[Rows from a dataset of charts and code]
· · ·

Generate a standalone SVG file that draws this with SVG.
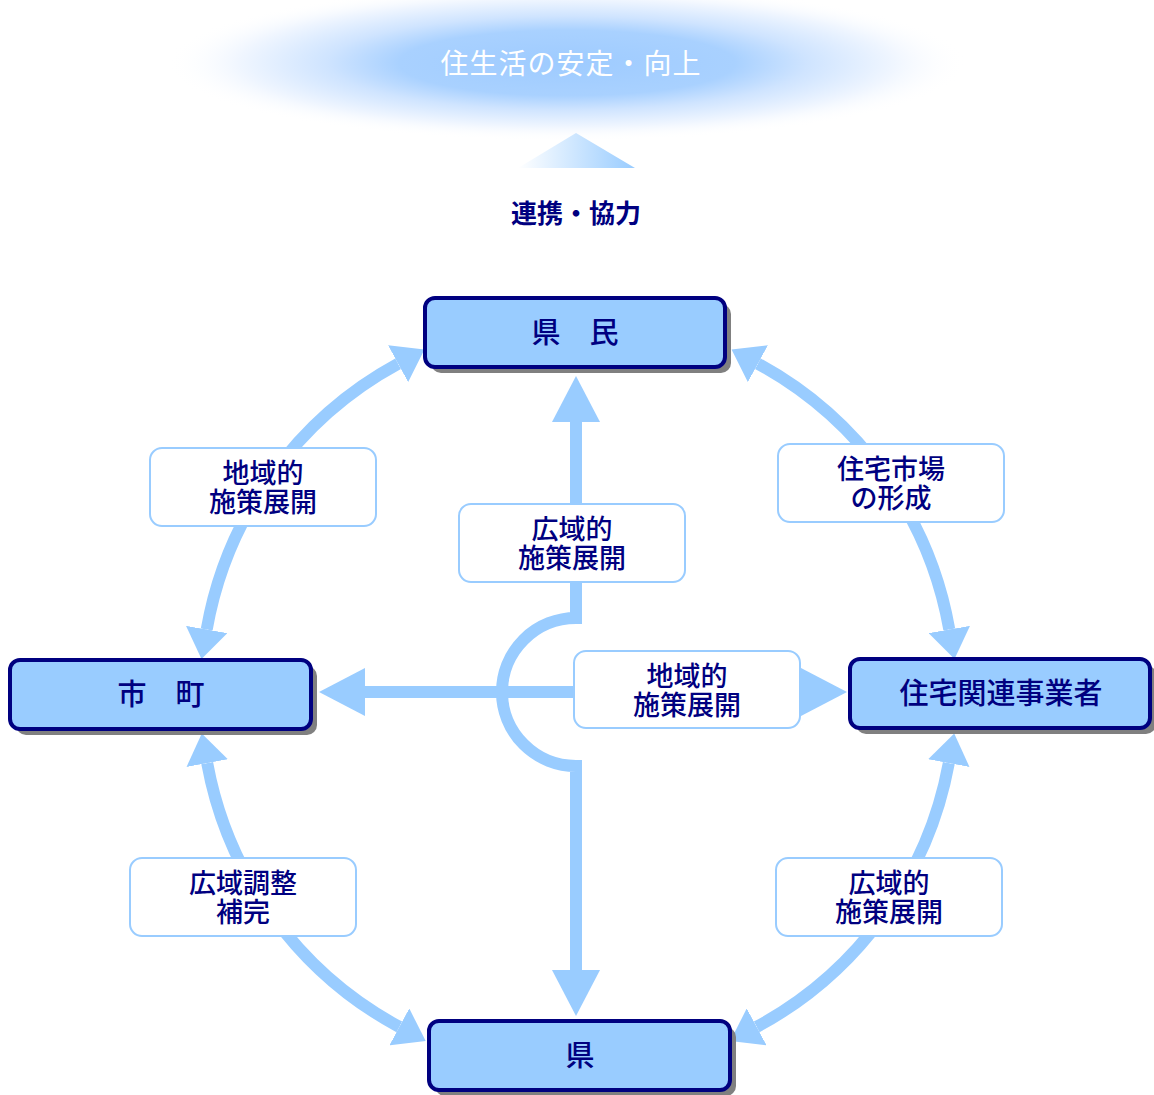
<svg xmlns="http://www.w3.org/2000/svg" width="1154" height="1095" viewBox="0 0 1154 1095">
<defs>
<radialGradient id="glow" cx="0.5" cy="0.5" r="0.5">
<stop offset="0" stop-color="#9ecbff"/>
<stop offset="0.42" stop-color="#a9d1ff"/>
<stop offset="0.6" stop-color="#cfe4ff"/>
<stop offset="0.82" stop-color="#f0f6ff"/>
<stop offset="1" stop-color="#ffffff" stop-opacity="0"/>
</radialGradient>
<linearGradient id="tri" x1="0" y1="0" x2="1" y2="0">
<stop offset="0" stop-color="#ffffff"/>
<stop offset="1" stop-color="#99ccff"/>
</linearGradient>
<marker id="arcHead" markerUnits="userSpaceOnUse" viewBox="0 0 30 42" markerWidth="30" markerHeight="42" refX="0" refY="21" orient="auto-start-reverse">
<path d="M0,0 L30,21 L0,42 z" fill="#99ccff"/>
</marker>
<marker id="lineHead" markerUnits="userSpaceOnUse" viewBox="0 0 46 48" markerWidth="46" markerHeight="48" refX="0" refY="24" orient="auto-start-reverse">
<path d="M0,0 L46,24 L0,48 z" fill="#99ccff"/>
</marker>
<style>
.conn{fill:none;stroke:#99ccff;stroke-width:12}
.arc{marker-start:url(#arcHead);marker-end:url(#arcHead)}
.shadow{fill:#808080}
.node{fill:#99ccff;stroke:#000080;stroke-width:4}
.ntext{font-family:'Noto Sans CJK JP','Noto Sans',sans-serif;font-size:29px;font-weight:500;fill:#000080;text-anchor:middle}
.lbox{fill:#ffffff;stroke:#99ccff;stroke-width:2}
.ltext{font-family:'Noto Sans CJK JP','Noto Sans',sans-serif;font-size:27px;font-weight:500;fill:#000080;text-anchor:middle}
</style>
</defs>
<rect width="1154" height="1095" fill="#ffffff"/>

<g id="goal">
<ellipse cx="567" cy="63" rx="400" ry="78" fill="url(#glow)"/>
<text x="571" y="74" font-family="'Noto Sans CJK JP','Noto Sans',sans-serif" font-size="28" letter-spacing="1" fill="#ffffff" text-anchor="middle">住生活の安定・向上</text>
</g>
<g id="rise">
<polygon points="518,168 576,133 635,168" fill="url(#tri)"/>
</g>
<g id="cooperation">
<text x="576" y="223" font-family="'Noto Sans CJK JP','Noto Sans',sans-serif" font-size="26" font-weight="700" fill="#000080" text-anchor="middle">連携・協力</text>
</g>

<g id="connectors">
<path class="conn arc" d="M206.7,629.5 A377,377 0 0 1 398.1,363.7"/>
<path class="conn arc" d="M757.9,363.7 A377,377 0 0 1 949.3,629.5"/>
<path class="conn arc" d="M948.8,763.1 A377,377 0 0 1 756.7,1026.9"/>
<path class="conn arc" d="M207.2,763.1 A377,377 0 0 0 399.3,1026.9"/>
<path class="conn" d="M576,504 V422" marker-end="url(#lineHead)"/>
<path class="conn" d="M576,582 V618 A74,74 0 0 0 576,766 V970" marker-end="url(#lineHead)"/>
<path class="conn" d="M574,692 H365" marker-end="url(#lineHead)"/>
<path class="conn" d="M800,692 H801" marker-end="url(#lineHead)"/>
</g>

<g id="node-kenmin">
<rect class="shadow" x="431" y="304" width="300" height="69" rx="10"/>
<rect class="node" x="425" y="298" width="300" height="69" rx="10"/>
<text class="ntext" x="575" y="343">県　民</text>
</g>
<g id="node-shicho">
<rect class="shadow" x="16" y="666" width="301" height="69" rx="10"/>
<rect class="node" x="10" y="660" width="301" height="69" rx="10"/>
<text class="ntext" x="161" y="705">市　町</text>
</g>
<g id="node-jigyosha">
<rect class="shadow" x="856" y="665" width="300" height="69" rx="10"/>
<rect class="node" x="850" y="659" width="300" height="69" rx="10"/>
<text class="ntext" x="1001" y="704">住宅関連事業者</text>
</g>
<g id="node-ken">
<rect class="shadow" x="435" y="1027" width="301" height="69" rx="10"/>
<rect class="node" x="429" y="1021" width="301" height="69" rx="10"/>
<text class="ntext" x="580" y="1066">県</text>
</g>

<g id="label-chiiki-left">
<rect class="lbox" x="150" y="448" width="226" height="78" rx="12"/>
<text class="ltext" x="263" y="483">地域的</text>
<text class="ltext" x="263" y="512">施策展開</text>
</g>
<g id="label-koiki-center">
<rect class="lbox" x="459" y="504" width="226" height="78" rx="12"/>
<text class="ltext" x="572" y="539">広域的</text>
<text class="ltext" x="572" y="568">施策展開</text>
</g>
<g id="label-shijo">
<rect class="lbox" x="778" y="444" width="226" height="78" rx="12"/>
<text class="ltext" x="891" y="479">住宅市場</text>
<text class="ltext" x="891" y="508">の形成</text>
</g>
<g id="label-chiiki-center">
<rect class="lbox" x="574" y="651" width="226" height="77" rx="12"/>
<text class="ltext" x="687" y="686">地域的</text>
<text class="ltext" x="687" y="715">施策展開</text>
</g>
<g id="label-chosei">
<rect class="lbox" x="130" y="858" width="226" height="78" rx="12"/>
<text class="ltext" x="243" y="893">広域調整</text>
<text class="ltext" x="243" y="922">補完</text>
</g>
<g id="label-koiki-right">
<rect class="lbox" x="776" y="858" width="226" height="78" rx="12"/>
<text class="ltext" x="889" y="893">広域的</text>
<text class="ltext" x="889" y="922">施策展開</text>
</g>
</svg>
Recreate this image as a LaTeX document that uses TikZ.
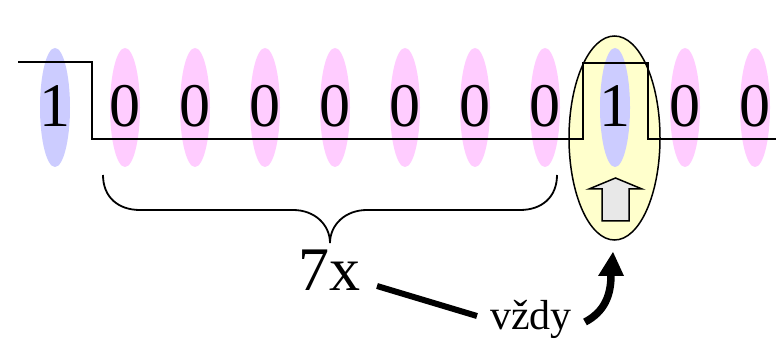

· · ·

> **Goal**
Print the whole listing above once more, word for word, without its pictures.

> **Written reply**
Generate a standalone SVG file that draws this with SVG.
<svg xmlns="http://www.w3.org/2000/svg" width="1154" height="1095" viewBox="0 0 1154 1095">
<defs>
<radialGradient id="glow" cx="0.5" cy="0.5" r="0.5">
<stop offset="0" stop-color="#9ecbff"/>
<stop offset="0.42" stop-color="#a9d1ff"/>
<stop offset="0.6" stop-color="#cfe4ff"/>
<stop offset="0.82" stop-color="#f0f6ff"/>
<stop offset="1" stop-color="#ffffff" stop-opacity="0"/>
</radialGradient>
<linearGradient id="tri" x1="0" y1="0" x2="1" y2="0">
<stop offset="0" stop-color="#ffffff"/>
<stop offset="1" stop-color="#99ccff"/>
</linearGradient>
<marker id="arcHead" markerUnits="userSpaceOnUse" viewBox="0 0 30 42" markerWidth="30" markerHeight="42" refX="0" refY="21" orient="auto-start-reverse">
<path d="M0,0 L30,21 L0,42 z" fill="#99ccff"/>
</marker>
<marker id="lineHead" markerUnits="userSpaceOnUse" viewBox="0 0 46 48" markerWidth="46" markerHeight="48" refX="0" refY="24" orient="auto-start-reverse">
<path d="M0,0 L46,24 L0,48 z" fill="#99ccff"/>
</marker>
<style>
.conn{fill:none;stroke:#99ccff;stroke-width:12}
.arc{marker-start:url(#arcHead);marker-end:url(#arcHead)}
.shadow{fill:#808080}
.node{fill:#99ccff;stroke:#000080;stroke-width:4}
.ntext{font-family:'Noto Sans CJK JP','Noto Sans',sans-serif;font-size:29px;font-weight:500;fill:#000080;text-anchor:middle}
.lbox{fill:#ffffff;stroke:#99ccff;stroke-width:2}
.ltext{font-family:'Noto Sans CJK JP','Noto Sans',sans-serif;font-size:27px;font-weight:500;fill:#000080;text-anchor:middle}
</style>
</defs>
<rect width="1154" height="1095" fill="#ffffff"/>

<g id="goal">
<ellipse cx="567" cy="63" rx="400" ry="78" fill="url(#glow)"/>
<text x="571" y="74" font-family="'Noto Sans CJK JP','Noto Sans',sans-serif" font-size="28" letter-spacing="1" fill="#ffffff" text-anchor="middle">住生活の安定・向上</text>
</g>
<g id="rise">
<polygon points="518,168 576,133 635,168" fill="url(#tri)"/>
</g>
<g id="cooperation">
<text x="576" y="223" font-family="'Noto Sans CJK JP','Noto Sans',sans-serif" font-size="26" font-weight="700" fill="#000080" text-anchor="middle">連携・協力</text>
</g>

<g id="connectors">
<path class="conn arc" d="M206.7,629.5 A377,377 0 0 1 398.1,363.7"/>
<path class="conn arc" d="M757.9,363.7 A377,377 0 0 1 949.3,629.5"/>
<path class="conn arc" d="M948.8,763.1 A377,377 0 0 1 756.7,1026.9"/>
<path class="conn arc" d="M207.2,763.1 A377,377 0 0 0 399.3,1026.9"/>
<path class="conn" d="M576,504 V422" marker-end="url(#lineHead)"/>
<path class="conn" d="M576,582 V618 A74,74 0 0 0 576,766 V970" marker-end="url(#lineHead)"/>
<path class="conn" d="M574,692 H365" marker-end="url(#lineHead)"/>
<path class="conn" d="M800,692 H801" marker-end="url(#lineHead)"/>
</g>

<g id="node-kenmin">
<rect class="shadow" x="431" y="304" width="300" height="69" rx="10"/>
<rect class="node" x="425" y="298" width="300" height="69" rx="10"/>
<text class="ntext" x="575" y="343">県　民</text>
</g>
<g id="node-shicho">
<rect class="shadow" x="16" y="666" width="301" height="69" rx="10"/>
<rect class="node" x="10" y="660" width="301" height="69" rx="10"/>
<text class="ntext" x="161" y="705">市　町</text>
</g>
<g id="node-jigyosha">
<rect class="shadow" x="856" y="665" width="300" height="69" rx="10"/>
<rect class="node" x="850" y="659" width="300" height="69" rx="10"/>
<text class="ntext" x="1001" y="704">住宅関連事業者</text>
</g>
<g id="node-ken">
<rect class="shadow" x="435" y="1027" width="301" height="69" rx="10"/>
<rect class="node" x="429" y="1021" width="301" height="69" rx="10"/>
<text class="ntext" x="580" y="1066">県</text>
</g>

<g id="label-chiiki-left">
<rect class="lbox" x="150" y="448" width="226" height="78" rx="12"/>
<text class="ltext" x="263" y="483">地域的</text>
<text class="ltext" x="263" y="512">施策展開</text>
</g>
<g id="label-koiki-center">
<rect class="lbox" x="459" y="504" width="226" height="78" rx="12"/>
<text class="ltext" x="572" y="539">広域的</text>
<text class="ltext" x="572" y="568">施策展開</text>
</g>
<g id="label-shijo">
<rect class="lbox" x="778" y="444" width="226" height="78" rx="12"/>
<text class="ltext" x="891" y="479">住宅市場</text>
<text class="ltext" x="891" y="508">の形成</text>
</g>
<g id="label-chiiki-center">
<rect class="lbox" x="574" y="651" width="226" height="77" rx="12"/>
<text class="ltext" x="687" y="686">地域的</text>
<text class="ltext" x="687" y="715">施策展開</text>
</g>
<g id="label-chosei">
<rect class="lbox" x="130" y="858" width="226" height="78" rx="12"/>
<text class="ltext" x="243" y="893">広域調整</text>
<text class="ltext" x="243" y="922">補完</text>
</g>
<g id="label-koiki-right">
<rect class="lbox" x="776" y="858" width="226" height="78" rx="12"/>
<text class="ltext" x="889" y="893">広域的</text>
<text class="ltext" x="889" y="922">施策展開</text>
</g>
</svg>
Recreate this image as a LaTeX document that uses TikZ.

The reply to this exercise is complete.